Abraham est la figure du fondateur, celui qui institue : « l’ami de Dieu » a donné lieu à plusieurs motifs légendaires, dans le Coran mais surtout dans la littérature post-coranique, témoignant des imbrications de la tradition livresque avec les traditions folkloriques locales (Blagoev, 1999). Abraham y est le plus souvent « un homme », « un père », parfois confondu avec Adam ou Jésus, souvent dénommé « envoyé de Dieu » ou « seigneur du monde », « un homme qui régnait sur le monde » précisent certaines légendes 451 . Si dans l’Ancien Testament, le sacrifice d’Abraham est holocauste, et ne donne lieu ni à un repas ni une communion, ni une consommation ou un traitement culinaire de l’animal, ce sacrifice d’alliance n’en devient pas moins alimentaire dans les récits populaires narrant la geste d’Abraham (Miltenova et Badalanova, 1996) : le sacrifice devient alors synonyme d’hospitalité.

Dans ces mythes d’hospitalité, le père est homme de bien, soumis à Dieu ou plutôt à son hypostase terrestre, « l’étranger pauvre », auquel il doit accorder l’hospitalité coûte que coûte : en sacrifiant son fils par nécessité, il le remet à Dieu et abdique son pouvoir de père et de propriétaire du foyer 452 . Le père immole l’enfant pour un tiers en vertu d’une raison supérieure à laquelle il se remet, et non pour lui-même, à une simple fin privée, individuelle. L’offrande garantit qu’il ne s’agit pas d’un meurtre mais d’un sacrifice, que la mort mènera à autre chose : du sacré, du sens 453 .

Notes
449.

La destruction concomitante de Sodome et Gomorrhe indique l’écart entre la sainteté d’Abraham et la perversité des habitants de ces deux villes – des villes, c’est-à-dire des communautés localisées, une organisation sociale, et surtout une mixité des registres : un lieu où l’on ne sait pas ce qui est sacré et ce qui profane.
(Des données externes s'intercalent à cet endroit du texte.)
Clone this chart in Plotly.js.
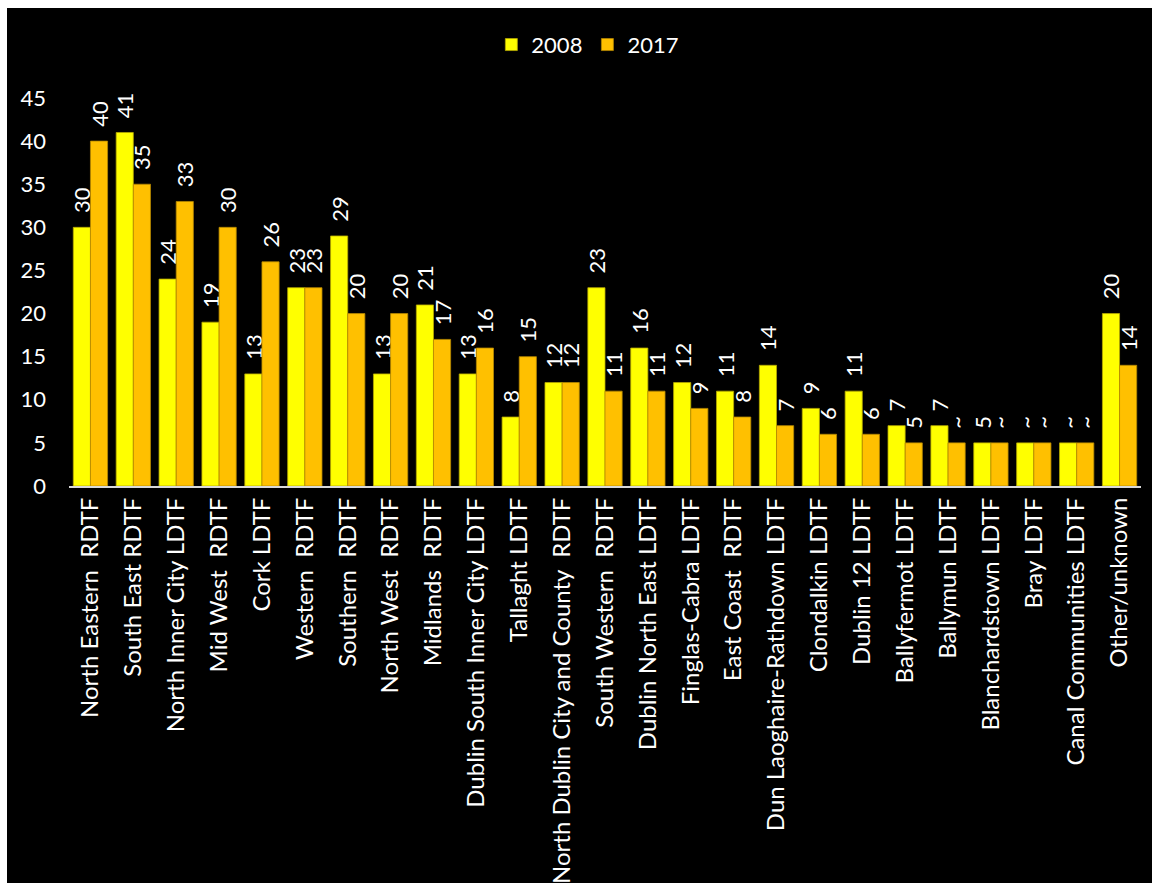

L’errance d’Abraham, le bannissement d’Agar et Ismaël, accentuent cette mise à l’écart, qui est aussi mise en ordre, à laquelle procède la sacralisation.

450.

« Le fait d’être attaché signifie le refus de toute essence (sâchtnost) personnelle et l’abandon à la seule volonté d’Allah » (Blagoev, 1999 : 325). Sacrificateur et offrande sont identifiés l’un à l’autre, dans la même volonté divine ; le sacrifice constitue une sphère intermédiaire sacrale dans laquelle l’offrande se substitue au sacrifiant, l’incarne. Dans la littérature rabbinique, la « ligature d’Isaac » symbolise le sacrifice par excellence : obéissance, oubli ou dépassement de soi, acceptation. Le fils est précisément le premier fruit de la nouvelle nation, fondée par le père : il est le premier. Il est significatif que lors de Roch Hachana, le nouvel an juif, le premier jour, jour de la Création du monde, on raconte la naissance d’Isaac ; le deuxième jour, on rappelle son sacrifice.

451.

Dans certaines traditions musulmanes, les figures du père et du souverain sont clairement associées : « la figure canonique du prophète, envoyé par Allah pour diffuser la vraie foi, reçoit une nuance folklorique, qui investit l’envoyé de Dieu du rôle supérieur de seigneur, ayant le droit de gouverner le monde selon les règles de la foi dont il est le prêcheur. (...) En qualité de premier porteur de cette foi, Ibrahim devient dans les représentations populaires le premier seigneur du monde selon le nouvel ordre » (Blagoev, 1999 : 313). Cela renvoie selon Blagoev à un modèle sacrificiel fondateur : « le lien entre le “seigneur du monde” et le père sacrificateur peut nous conduire vers la forme archaïque du sacrifice primitif, qui par l’acte sacrificiel organise le chaos » (ibid.).

452.

Dans ces mythes d’hospitalité où l’homme charitable offre tout, jusqu’à son fils, au voyageur de passage, la maison est l’espace privé où s’exerce l’autorité du père, et où même Dieu n’entre pas s’il n’y est pas invité.

453.

D’autres légendes mettent en scène la Vierge ou le Christ lui-même demandant à la femme miséricordieuse chez laquelle ils se cachent de jeter son enfant au feu pour prendre le divin enfant dans ses bras, en échange de quoi elle accèdera au paradis : « femme charitable et miséricordieuse ! Mets ton enfant dans les flammes du feu, acceptes le Christ dans tes mains, hérites de son royaume céleste ».